Começa no Sul. Em S. Miguel, a prática do surfe (em pé em cima de uma prancha), ‘já com regras, torna-se regular a partir dos anos 80. É a geração de 80-90.’ ‘O Primeiro Meeting de Surf data de 1985. Tem lugar na Praia do Pópulo.’ Berço deste tipo de surf em São Miguel. Diz Pedro Arruda que está a trabalhar a História da modalidade nos Açores. E ‘Há uma primeira associação de surfe ligada [e não só] à Escola Antero Quental.’ É organizada (então) uma primeira competição. Não foram os primeiros a surfar na Ilha, no entanto, seriam eles a dar o ‘empurrão’ que faltava. E ondas boas? A Norte em Santa Bárbara e na Areia (Monte Verde). Como chegavam aqui? Pedro Medeiros, um dos ‘aventureiros’ de oitenta, hoje Bibliotecário e Arquivista, explica-me: ‘Era sabido que o mar era perigoso na Ribeira Grande. Logo, havia ondas.’ ‘Comecei a vir ao Monte Verde em 83/84. Já tinha ido em 81/2 ver surfar amigos em Santa Bárbara. Mas nesta altura não surfava ainda. Subíamos a canada Duarte Borges. Pedíamos boleia na estrada da Ribeira Grande a carrinhas de caixa aberta.’ Geralmente era um grupo que ia dos tês aos cinco. A do Victor da Espelhadora é a mais célebre de todas. Era um pouco mais velho do que os companheiros, como era também surfista e trabalhava até aos sábados de manhã, levava a malta (toda a gente se tratava por José, José Victor, José Pedro, etc..) consigo numa carrinha de caixa aberta nos sábados à tarde e aos Domingos. Luís Melo, professor de Educação Física, outro desse tempo, testemunha outra forma de lá chegar: ‘a camioneta. Com a prancha no porta-bagagens. Às vezes a camioneta ia pelas freguesias.’ Ou, quem diria, à boleia dos camiões de areia que iam encher areia a Santa Bárbara. Só depois (já com cursos e emprego) é que vieram os carros. Iam quase (ou mesmo) às escondidas dos pais. Conta Pedro Arruda, começa a surfar com 14, 15, 16 anos, e chega às ondas da Ribeira Grande em 1988-9: ‘ir aos areais do Monte Verde (Areia) e de Santa Bárbara era como se fôssemos à socapa. Enfrentávamos a oposição das nossas mães. Aqueles areais são perigosos. Repetiam-nos.’

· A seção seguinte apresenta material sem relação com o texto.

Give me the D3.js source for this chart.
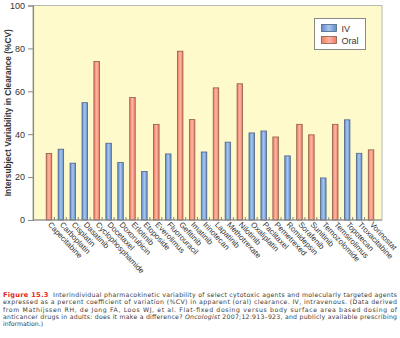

Havia alguém da Ribeira Grande? Pedro Arruda: ‘Não, não via ninguém dali na água, os primeiros surfistas da ilha eram todos da costa sul: Ponta Delgada e Vilafranquenses. Principalmente. Só no final dos anos 90 é que começam a aparecer alguns miúdos locais da Ribeira Grande.’ Falando com gente que fez parte dos ‘primeiros’ surfistas (até agora) conhecidos, descobri que não terá sido bem assim. Sendo a História dos primeiros passos uma baseada (sobretudo) na memória oral de diversas pessoas de diferentes idades, é inevitável que isso aconteça. Havia – consegui apurar -, (já então) ligações (como não poderia haver numa ilha como a nossa) à Ribeira Grande. Como? O Bruninho (meu vizinho na Ribeira Grande na rua do Botelho até o aeroporto ter sido transferido para a Nordela), é um bom exemplo do que falo. Sobrinho do Carlos Garoupa (pelo lado da mãe) conhecia bem as ondas das Poças. Mudou-se para Ponta Delgada ainda muito novo, mas manteve sempre ligação à Ribeira Grande. É possível que haja outras ligações? É. Outro exemplo, mais tarde, o Luís Melo (apesar de ser de Ponta Delgada) fez a Pré-Primária e a Primária na Ribeira Grande. Na década de oitenta, não deveria haver mais de vinte surfistas na Ilha. Aprenderam de várias formas. Uns, tendo visto surf em Lisboa ou em revistas, punham-se a tentar equilibrar-se numa prancha. É o caso do Pedro de Medeiros. Outros, tinham colegas de Lisboa, cujos pais haviam sido transferidos para a Ilha. Foi o caso do João Brilhante. As pranchas eram (habitualmente) mandadas vir de fora. Também houve pranchas deixadas atrás por surfistas de fora (australianos, por exemplo). Segundo Pedro Medeiros (Violante), o primeiro na Ilha a fazer uma prancha igual às que vinham de fora, foi o Chico Melo. E a primeira loja a vender pranchas, segundo Paulo Melo, terá sido a André Jamet. Os primeiros fatos eram os usados no mergulho.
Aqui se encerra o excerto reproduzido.